As Torres himself gives an impossible northern latitude for his voyage in the Gulf of Papua, and the southern latitude (11°) he assigns to the strait is no less impossible, for the reason that it would have brought him well into Queensland, there can be no doubt that he was speaking from memory, and in round numbers, without, for the time, having access to the documents which would have enabled him to make accurate statements. On the other hand, his description of the point where he was able to turn from a southerly to a north-westerly course is of the highest value. "Here," he says, "there were many large islands and there appeared to be more to the southward." Such a description would be ludicrously incorrect if written from any point of view whatever in 11° S. lat., but it fits admirably what would be seen by an observer passing through the BLIGH CHANNEL (10° 20' S.).
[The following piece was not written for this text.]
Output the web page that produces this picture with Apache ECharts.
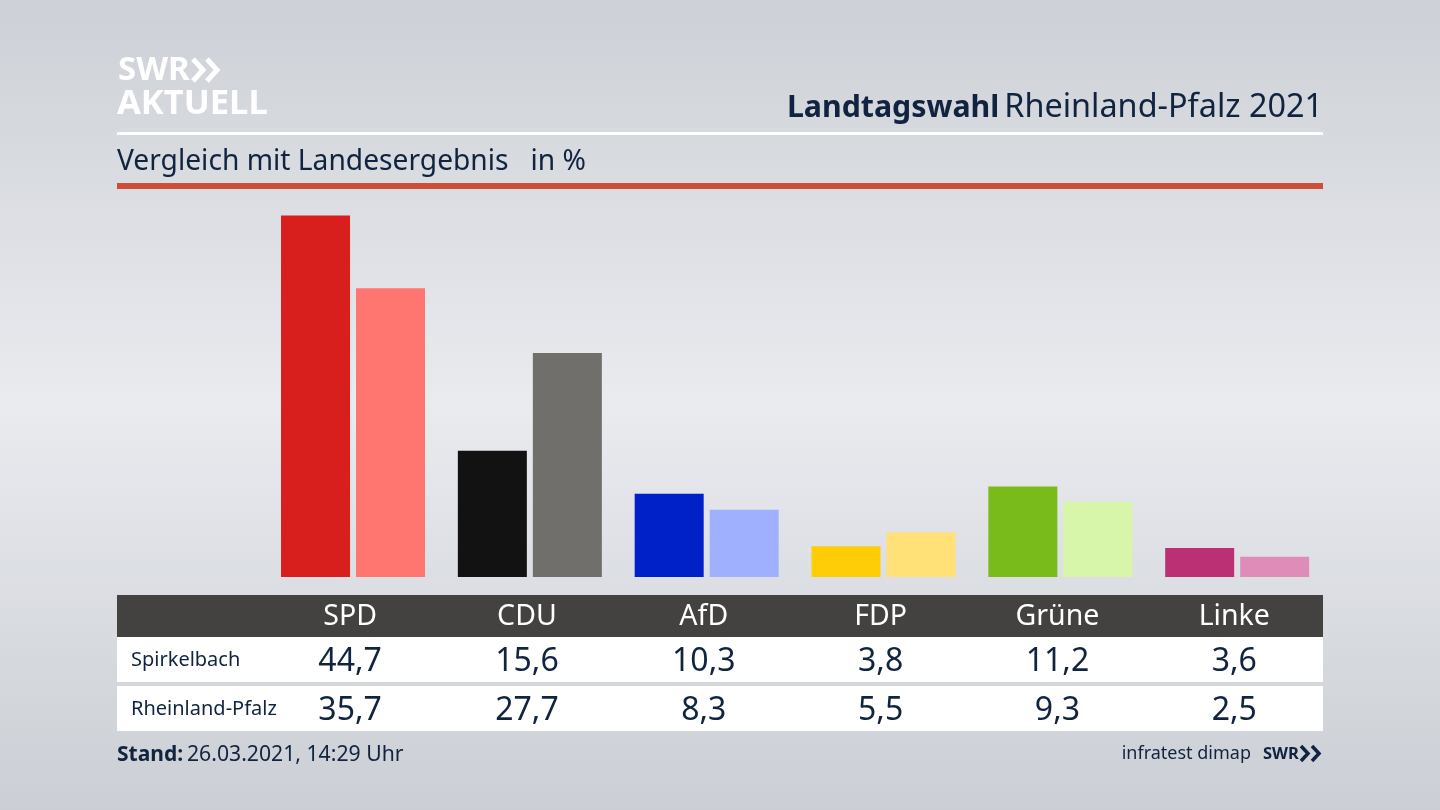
<!DOCTYPE html>
<html lang="de">
<head>
  <meta charset="UTF-8">
  <title>Landtagswahl Rheinland-Pfalz 2021</title>
  <style>
    html, body { margin: 0; padding: 0; width: 1440px; height: 810px; overflow: hidden; }
    #chart { width: 1440px; height: 810px; }
  </style>
  <script src="https://cdn.jsdelivr.net/npm/echarts@6/dist/echarts.min.js"></script>
</head>
<body>
  <div id="chart"></div>
  <script>
    const parties = ['SPD', 'CDU', 'AfD', 'FDP', 'Grüne', 'Linke'];
    const spirkelbach = [44.7, 15.6, 10.3, 3.8, 11.2, 3.6];
    const rheinlandPfalz = [35.7, 27.7, 8.3, 5.5, 9.3, 2.5];
    const rowNames = ['Spirkelbach', 'Rheinland-Pfalz'];
    const darkColors = ['#d81f1e', '#121212', '#0021c8', '#ffcc08', '#78bb1b', '#bb2f75'];
    const lightColors = ['#ff7570', '#706f6c', '#9fb0ff', '#ffe177', '#d7f6a9', '#e08cb8'];

    const FONT = '"Noto Sans", sans-serif';
    const NAVY = '#10233f';

    // Dezimalkomma wie im Original
    const fmt = v => v.toFixed(1).replace('.', ',');

    function rect(x, y, w, h, fill) {
      return { type: 'rect', shape: { x, y, width: w, height: h }, style: { fill }, silent: true };
    }
    function text(x, y, str, size, fill, weight, align) {
      return {
        type: 'text', x, y, silent: true,
        style: {
          text: str, fill, font: (weight || 'normal') + ' ' + size + 'px ' + FONT,
          textAlign: align || 'left', textVerticalAlign: 'middle'
        }
      };
    }
    function chevrons(x, y, h, w, step, color, lw) {
      // Doppelpfeil vom SWR Logo
      return [0, 1].map(i => ({
        type: 'polyline', silent: true,
        shape: { points: [[x + i * step, y], [x + i * step + w, y + h / 2], [x + i * step, y + h]] },
        style: { stroke: color, lineWidth: lw, fill: null }
      }));
    }

    const chart = echarts.init(document.getElementById('chart'));

    const tableAxis = (data, margin, color, size) => ({
      type: 'category', gridIndex: 1, position: 'bottom', data,
      axisLine: { show: false }, axisTick: { show: false }, splitLine: { show: false },
      axisLabel: { interval: 0, margin, color, fontSize: size, fontFamily: FONT, verticalAlign: 'middle' }
    });

    chart.setOption({
      animation: false,
      backgroundColor: {
        type: 'linear', x: 0, y: 0, x2: 0, y2: 1,
        colorStops: [
          { offset: 0, color: '#cdd0d6' },
          { offset: 0.5, color: '#e9ebef' },
          { offset: 1, color: '#cbced4' }
        ]
      },
      title: [
        {
          text: '{b|Landtagswahl} {n|Rheinland-Pfalz 2021}', right: 117, top: 92, padding: 0,
          textStyle: {
            fontWeight: 'normal',
            rich: {
              b: { fontFamily: FONT, fontSize: 30.3, fontWeight: 'bold', color: NAVY },
              n: { fontFamily: FONT, fontSize: 32.4, fontWeight: 'normal', color: NAVY }
            }
          }
        },
        {
          text: 'Vergleich mit Landesergebnis   in %', left: 117, top: 148, padding: 0,
          textStyle: { fontFamily: FONT, fontSize: 28.2, fontWeight: 'normal', color: NAVY }
        }
      ],
      grid: [
        { left: 264.6, width: 1061, top: 213, height: 364 },
        { left: 261.7, width: 1061, top: 594, height: 1 }
      ],
      xAxis: [
        { type: 'category', gridIndex: 0, data: parties, axisLine: { show: false }, axisTick: { show: false }, axisLabel: { show: false } },
        tableAxis(parties, 22, '#ffffff', 28.5),
        tableAxis(spirkelbach.map(fmt), 67, NAVY, 32),
        tableAxis(rheinlandPfalz.map(fmt), 116, NAVY, 32)
      ],
      yAxis: [
        { type: 'value', gridIndex: 0, min: 0, max: 45, show: false },
        { type: 'value', gridIndex: 1, show: false }
      ],
      series: [
        {
          name: rowNames[0], type: 'bar', barWidth: 69, barGap: '8.7%',
          data: spirkelbach.map((v, i) => ({ value: v, itemStyle: { color: darkColors[i] } }))
        },
        {
          name: rowNames[1], type: 'bar', barWidth: 69, barGap: '8.7%',
          data: rheinlandPfalz.map((v, i) => ({ value: v, itemStyle: { color: lightColors[i] } }))
        }
      ],
      graphic: [
        // Linien
        rect(117, 132, 1206, 3, '#ffffff'),
        rect(117, 183, 1206, 6, '#cd4f38'),
        // Tabelle
        rect(117, 595, 1206, 42, '#434240'),
        rect(117, 637, 1206, 45, '#ffffff'),
        rect(117, 686, 1206, 45, '#ffffff'),
        text(131, 660, rowNames[0], 20, NAVY),
        text(131, 709, rowNames[1], 20, NAVY),
        // Logo oben
        text(118, 71, 'SWR', 33, '#ffffff', 'bold'),
        text(117, 104, 'AKTUELL', 34.5, '#ffffff', 'bold'),
        ...chevrons(193, 59, 22, 10, 14, '#ffffff', 5),
        // Fusszeile
        text(117, 755, 'Stand:', 21, NAVY, 'bold'),
        text(187, 755, '26.03.2021, 14:29 Uhr', 21.2, NAVY),
        text(1251, 754, 'infratest dimap', 18, NAVY, 'normal', 'right'),
        text(1263, 754, 'SWR', 16.5, NAVY, 'bold'),
        ...chevrons(1301, 746, 15, 7, 11, NAVY, 3.5)
      ]
    });
  </script>
</body>
</html>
This is the second channel which Torres could possibly have found, and I eliminate the first, or Napoleon, channel because it is obviously hard to enter and barely navigable without the aid of steam. Torres was, in fact, sailing west, with Jervis and the Belle Vue Islands on his right and the two large islands, Mulgrave and Banks, on his left, while catching glimpses of Hammond, Wednesday, Thursday, Friday, Horn and Prince of Wales Islands still further to the south. I cannot, therefore, agree with Collingridge's suggestion that CAPTAIN COOK in 1770 merely

rediscovered, in his Endeavour Strait, the channel used by Torres in 1606. No exception can be taken to the name of Torres being applied to the whole of the strait, but the merit of finding channels among its dangerous reefs is considerably greater than if the.reefs had been visible islands.